**Directive:** Skip every picture, and extract verbatim the lines from the line containing "Reproduce this chart" to the line containing "bottom = bottom + np.array(vals)", both lines included.

☆ ☆ ☆ ☆ ☆

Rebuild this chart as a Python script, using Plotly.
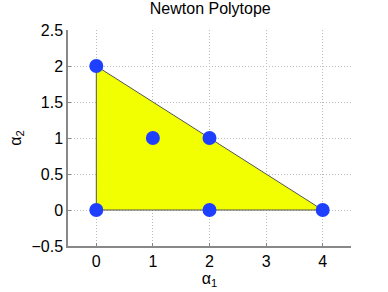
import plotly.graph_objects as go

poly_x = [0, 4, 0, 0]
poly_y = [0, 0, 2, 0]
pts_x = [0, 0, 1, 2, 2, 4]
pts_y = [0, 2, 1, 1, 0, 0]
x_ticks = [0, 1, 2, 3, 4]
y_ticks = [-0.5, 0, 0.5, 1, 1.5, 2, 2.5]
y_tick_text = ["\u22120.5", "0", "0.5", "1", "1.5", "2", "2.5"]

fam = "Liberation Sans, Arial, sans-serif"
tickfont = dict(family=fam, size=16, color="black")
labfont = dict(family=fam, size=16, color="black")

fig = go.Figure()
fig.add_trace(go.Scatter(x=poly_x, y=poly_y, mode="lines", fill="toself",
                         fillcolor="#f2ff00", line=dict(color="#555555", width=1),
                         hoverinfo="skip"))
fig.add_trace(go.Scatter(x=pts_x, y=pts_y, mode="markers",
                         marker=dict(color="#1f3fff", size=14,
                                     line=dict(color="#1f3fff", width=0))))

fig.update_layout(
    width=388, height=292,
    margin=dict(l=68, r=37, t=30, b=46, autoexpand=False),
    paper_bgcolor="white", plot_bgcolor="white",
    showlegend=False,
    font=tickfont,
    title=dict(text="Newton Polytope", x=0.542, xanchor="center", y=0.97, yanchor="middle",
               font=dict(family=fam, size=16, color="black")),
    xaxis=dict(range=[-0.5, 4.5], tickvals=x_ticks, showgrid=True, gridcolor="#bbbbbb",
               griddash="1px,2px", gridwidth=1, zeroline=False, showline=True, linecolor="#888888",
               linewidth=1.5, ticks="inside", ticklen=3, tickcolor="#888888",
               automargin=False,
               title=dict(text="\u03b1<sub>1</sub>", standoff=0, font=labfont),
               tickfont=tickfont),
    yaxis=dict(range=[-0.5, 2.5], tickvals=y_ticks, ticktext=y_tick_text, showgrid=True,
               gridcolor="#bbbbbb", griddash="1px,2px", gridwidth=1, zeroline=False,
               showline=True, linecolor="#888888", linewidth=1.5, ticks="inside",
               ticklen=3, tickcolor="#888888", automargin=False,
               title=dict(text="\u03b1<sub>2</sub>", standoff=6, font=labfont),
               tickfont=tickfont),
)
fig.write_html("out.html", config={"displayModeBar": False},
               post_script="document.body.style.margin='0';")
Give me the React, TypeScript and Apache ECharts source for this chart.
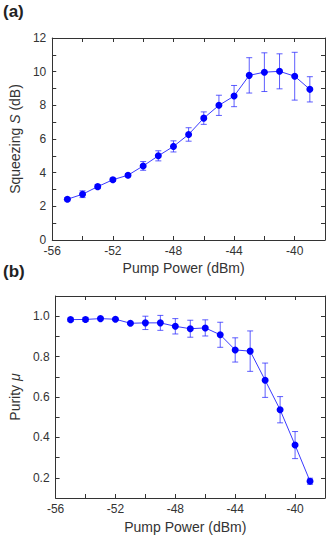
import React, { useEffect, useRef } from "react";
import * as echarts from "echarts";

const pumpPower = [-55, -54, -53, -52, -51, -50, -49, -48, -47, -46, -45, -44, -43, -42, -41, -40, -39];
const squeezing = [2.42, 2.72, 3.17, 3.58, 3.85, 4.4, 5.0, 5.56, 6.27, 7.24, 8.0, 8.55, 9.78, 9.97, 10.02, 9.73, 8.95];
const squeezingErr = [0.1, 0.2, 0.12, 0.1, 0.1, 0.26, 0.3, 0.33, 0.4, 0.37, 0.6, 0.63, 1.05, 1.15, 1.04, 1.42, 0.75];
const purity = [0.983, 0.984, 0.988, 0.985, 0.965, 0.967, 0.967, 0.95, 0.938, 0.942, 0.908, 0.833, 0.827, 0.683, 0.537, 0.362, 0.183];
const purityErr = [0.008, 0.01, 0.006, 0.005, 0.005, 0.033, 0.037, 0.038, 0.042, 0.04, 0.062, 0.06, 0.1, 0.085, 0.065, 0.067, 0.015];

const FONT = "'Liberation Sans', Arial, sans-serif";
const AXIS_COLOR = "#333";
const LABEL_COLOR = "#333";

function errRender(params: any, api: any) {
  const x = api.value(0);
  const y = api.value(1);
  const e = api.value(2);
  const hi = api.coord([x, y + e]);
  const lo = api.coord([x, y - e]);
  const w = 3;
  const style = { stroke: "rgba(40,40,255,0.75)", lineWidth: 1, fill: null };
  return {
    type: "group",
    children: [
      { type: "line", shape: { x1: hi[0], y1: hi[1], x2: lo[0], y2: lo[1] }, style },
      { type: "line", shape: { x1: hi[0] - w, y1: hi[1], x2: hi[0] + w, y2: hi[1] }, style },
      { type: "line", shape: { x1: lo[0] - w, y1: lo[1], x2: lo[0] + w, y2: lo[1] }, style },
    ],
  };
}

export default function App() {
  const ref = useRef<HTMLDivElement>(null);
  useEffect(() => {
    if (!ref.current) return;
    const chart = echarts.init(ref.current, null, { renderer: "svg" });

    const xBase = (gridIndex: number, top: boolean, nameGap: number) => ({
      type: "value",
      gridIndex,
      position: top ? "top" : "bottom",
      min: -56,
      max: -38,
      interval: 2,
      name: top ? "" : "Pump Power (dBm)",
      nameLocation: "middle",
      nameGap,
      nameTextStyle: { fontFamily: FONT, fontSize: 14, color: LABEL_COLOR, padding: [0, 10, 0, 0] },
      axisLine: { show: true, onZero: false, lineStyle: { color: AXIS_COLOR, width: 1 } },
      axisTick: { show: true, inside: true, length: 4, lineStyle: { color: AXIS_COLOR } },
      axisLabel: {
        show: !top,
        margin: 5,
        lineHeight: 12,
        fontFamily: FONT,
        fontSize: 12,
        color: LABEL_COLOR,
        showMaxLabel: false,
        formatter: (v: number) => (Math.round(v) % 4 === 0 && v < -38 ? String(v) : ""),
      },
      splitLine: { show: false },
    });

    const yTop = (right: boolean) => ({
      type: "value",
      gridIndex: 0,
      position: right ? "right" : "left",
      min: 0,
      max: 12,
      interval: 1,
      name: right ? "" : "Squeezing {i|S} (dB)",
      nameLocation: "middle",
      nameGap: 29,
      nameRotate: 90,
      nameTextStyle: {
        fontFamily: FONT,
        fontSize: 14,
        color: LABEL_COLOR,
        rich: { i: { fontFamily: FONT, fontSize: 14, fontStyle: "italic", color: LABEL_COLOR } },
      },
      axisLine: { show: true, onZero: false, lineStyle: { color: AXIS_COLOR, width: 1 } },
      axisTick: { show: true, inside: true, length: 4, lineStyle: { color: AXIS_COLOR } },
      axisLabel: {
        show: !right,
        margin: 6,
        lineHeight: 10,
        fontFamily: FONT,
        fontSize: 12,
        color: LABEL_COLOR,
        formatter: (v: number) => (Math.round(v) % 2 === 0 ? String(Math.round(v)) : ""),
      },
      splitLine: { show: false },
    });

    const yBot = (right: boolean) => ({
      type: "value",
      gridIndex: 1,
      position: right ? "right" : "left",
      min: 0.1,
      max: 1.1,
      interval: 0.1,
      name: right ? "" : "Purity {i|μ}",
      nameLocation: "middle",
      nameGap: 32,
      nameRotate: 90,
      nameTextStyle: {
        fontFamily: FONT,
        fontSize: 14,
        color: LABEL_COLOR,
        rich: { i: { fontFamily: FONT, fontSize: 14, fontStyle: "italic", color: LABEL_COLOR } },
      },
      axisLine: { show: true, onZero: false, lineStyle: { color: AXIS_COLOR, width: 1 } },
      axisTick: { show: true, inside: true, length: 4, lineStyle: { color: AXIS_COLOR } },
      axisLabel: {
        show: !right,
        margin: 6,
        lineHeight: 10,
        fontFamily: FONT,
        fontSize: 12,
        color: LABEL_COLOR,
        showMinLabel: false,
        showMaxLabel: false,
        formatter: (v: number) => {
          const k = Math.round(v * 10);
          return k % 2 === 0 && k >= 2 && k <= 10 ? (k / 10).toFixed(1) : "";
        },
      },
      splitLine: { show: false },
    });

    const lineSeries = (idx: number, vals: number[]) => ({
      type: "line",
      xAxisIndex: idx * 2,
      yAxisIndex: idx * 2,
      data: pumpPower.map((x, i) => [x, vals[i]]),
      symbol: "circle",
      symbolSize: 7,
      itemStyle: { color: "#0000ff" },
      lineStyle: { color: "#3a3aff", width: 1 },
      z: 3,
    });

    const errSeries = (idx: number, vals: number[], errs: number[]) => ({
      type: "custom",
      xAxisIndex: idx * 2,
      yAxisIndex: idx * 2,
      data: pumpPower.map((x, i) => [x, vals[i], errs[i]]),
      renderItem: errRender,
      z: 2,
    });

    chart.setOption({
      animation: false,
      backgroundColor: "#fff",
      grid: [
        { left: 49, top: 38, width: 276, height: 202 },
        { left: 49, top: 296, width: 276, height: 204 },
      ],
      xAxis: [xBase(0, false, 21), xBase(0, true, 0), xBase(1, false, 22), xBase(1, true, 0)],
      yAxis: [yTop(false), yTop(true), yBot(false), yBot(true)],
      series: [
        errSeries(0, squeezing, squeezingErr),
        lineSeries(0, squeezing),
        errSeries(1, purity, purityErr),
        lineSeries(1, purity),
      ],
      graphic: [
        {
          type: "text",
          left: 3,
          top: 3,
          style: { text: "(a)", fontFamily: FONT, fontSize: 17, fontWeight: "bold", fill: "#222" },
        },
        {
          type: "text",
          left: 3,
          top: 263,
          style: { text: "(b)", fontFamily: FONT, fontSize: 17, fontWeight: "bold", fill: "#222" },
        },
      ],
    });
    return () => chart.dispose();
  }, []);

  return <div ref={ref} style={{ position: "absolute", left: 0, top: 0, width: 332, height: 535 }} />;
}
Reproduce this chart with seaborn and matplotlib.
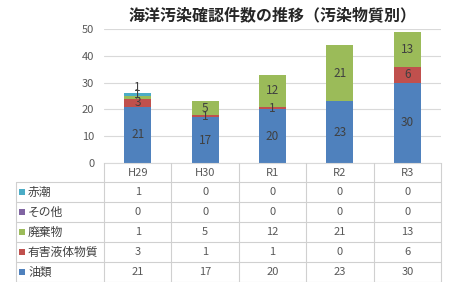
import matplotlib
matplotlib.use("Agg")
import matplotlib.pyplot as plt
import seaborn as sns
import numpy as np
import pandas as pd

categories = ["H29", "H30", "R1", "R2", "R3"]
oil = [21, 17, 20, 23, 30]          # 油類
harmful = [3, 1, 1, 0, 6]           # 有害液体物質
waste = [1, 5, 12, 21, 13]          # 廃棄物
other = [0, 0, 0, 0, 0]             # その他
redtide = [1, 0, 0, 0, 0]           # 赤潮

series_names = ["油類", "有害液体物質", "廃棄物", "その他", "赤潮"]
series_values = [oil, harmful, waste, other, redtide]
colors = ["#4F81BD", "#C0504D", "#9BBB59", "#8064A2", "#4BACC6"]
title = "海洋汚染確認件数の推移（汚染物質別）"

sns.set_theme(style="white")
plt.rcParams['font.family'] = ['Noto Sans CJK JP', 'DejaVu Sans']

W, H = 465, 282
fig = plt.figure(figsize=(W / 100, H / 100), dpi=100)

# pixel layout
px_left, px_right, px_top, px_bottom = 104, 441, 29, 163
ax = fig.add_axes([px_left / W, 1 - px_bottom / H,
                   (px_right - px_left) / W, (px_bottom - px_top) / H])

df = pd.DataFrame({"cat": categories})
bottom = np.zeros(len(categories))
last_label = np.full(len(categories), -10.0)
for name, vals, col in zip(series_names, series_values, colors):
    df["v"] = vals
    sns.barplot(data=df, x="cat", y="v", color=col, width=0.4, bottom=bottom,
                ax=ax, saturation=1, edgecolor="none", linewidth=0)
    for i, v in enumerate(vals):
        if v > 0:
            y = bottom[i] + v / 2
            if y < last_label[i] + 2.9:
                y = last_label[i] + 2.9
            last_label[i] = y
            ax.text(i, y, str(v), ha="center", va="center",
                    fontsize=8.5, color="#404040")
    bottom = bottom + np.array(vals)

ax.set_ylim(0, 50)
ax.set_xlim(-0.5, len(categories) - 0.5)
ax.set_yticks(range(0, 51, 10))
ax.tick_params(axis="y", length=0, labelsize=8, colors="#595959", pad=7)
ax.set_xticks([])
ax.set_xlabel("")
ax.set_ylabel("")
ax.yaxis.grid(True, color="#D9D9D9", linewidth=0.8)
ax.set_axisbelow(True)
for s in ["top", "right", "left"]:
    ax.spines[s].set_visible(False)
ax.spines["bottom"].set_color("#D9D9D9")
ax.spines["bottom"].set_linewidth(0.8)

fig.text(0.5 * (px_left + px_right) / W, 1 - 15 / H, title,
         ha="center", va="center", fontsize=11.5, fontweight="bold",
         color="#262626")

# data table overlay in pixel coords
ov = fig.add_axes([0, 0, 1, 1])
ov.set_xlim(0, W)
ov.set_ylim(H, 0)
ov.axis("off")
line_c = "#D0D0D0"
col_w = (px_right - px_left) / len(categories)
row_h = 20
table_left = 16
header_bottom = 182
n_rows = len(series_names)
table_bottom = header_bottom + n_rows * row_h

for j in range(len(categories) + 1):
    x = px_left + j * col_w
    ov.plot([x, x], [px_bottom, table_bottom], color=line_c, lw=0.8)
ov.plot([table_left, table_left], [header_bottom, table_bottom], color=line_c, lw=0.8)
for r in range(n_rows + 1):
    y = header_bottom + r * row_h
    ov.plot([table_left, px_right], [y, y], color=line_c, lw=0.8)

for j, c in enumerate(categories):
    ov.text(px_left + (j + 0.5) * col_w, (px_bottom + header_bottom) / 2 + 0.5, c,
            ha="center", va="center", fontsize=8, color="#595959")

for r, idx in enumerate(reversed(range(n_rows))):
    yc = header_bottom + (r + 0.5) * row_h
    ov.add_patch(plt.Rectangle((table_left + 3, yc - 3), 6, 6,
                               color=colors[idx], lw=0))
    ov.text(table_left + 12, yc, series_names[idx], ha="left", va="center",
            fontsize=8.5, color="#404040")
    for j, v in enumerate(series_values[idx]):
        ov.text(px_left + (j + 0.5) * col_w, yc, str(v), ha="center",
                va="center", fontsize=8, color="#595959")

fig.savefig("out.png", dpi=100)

☆ ☆ ☆ ☆ ☆

**Exercise answer:**
Reproduce this chart with seaborn and matplotlib.
import matplotlib
matplotlib.use("Agg")
import matplotlib.pyplot as plt
import seaborn as sns
import numpy as np
import pandas as pd

categories = ["H29", "H30", "R1", "R2", "R3"]
oil = [21, 17, 20, 23, 30]          # 油類
harmful = [3, 1, 1, 0, 6]           # 有害液体物質
waste = [1, 5, 12, 21, 13]          # 廃棄物
other = [0, 0, 0, 0, 0]             # その他
redtide = [1, 0, 0, 0, 0]           # 赤潮

series_names = ["油類", "有害液体物質", "廃棄物", "その他", "赤潮"]
series_values = [oil, harmful, waste, other, redtide]
colors = ["#4F81BD", "#C0504D", "#9BBB59", "#8064A2", "#4BACC6"]
title = "海洋汚染確認件数の推移（汚染物質別）"

sns.set_theme(style="white")
plt.rcParams['font.family'] = ['Noto Sans CJK JP', 'DejaVu Sans']

W, H = 465, 282
fig = plt.figure(figsize=(W / 100, H / 100), dpi=100)

# pixel layout
px_left, px_right, px_top, px_bottom = 104, 441, 29, 163
ax = fig.add_axes([px_left / W, 1 - px_bottom / H,
                   (px_right - px_left) / W, (px_bottom - px_top) / H])

df = pd.DataFrame({"cat": categories})
bottom = np.zeros(len(categories))
last_label = np.full(len(categories), -10.0)
for name, vals, col in zip(series_names, series_values, colors):
    df["v"] = vals
    sns.barplot(data=df, x="cat", y="v", color=col, width=0.4, bottom=bottom,
                ax=ax, saturation=1, edgecolor="none", linewidth=0)
    for i, v in enumerate(vals):
        if v > 0:
            y = bottom[i] + v / 2
            if y < last_label[i] + 2.9:
                y = last_label[i] + 2.9
            last_label[i] = y
            ax.text(i, y, str(v), ha="center", va="center",
                    fontsize=8.5, color="#404040")
    bottom = bottom + np.array(vals)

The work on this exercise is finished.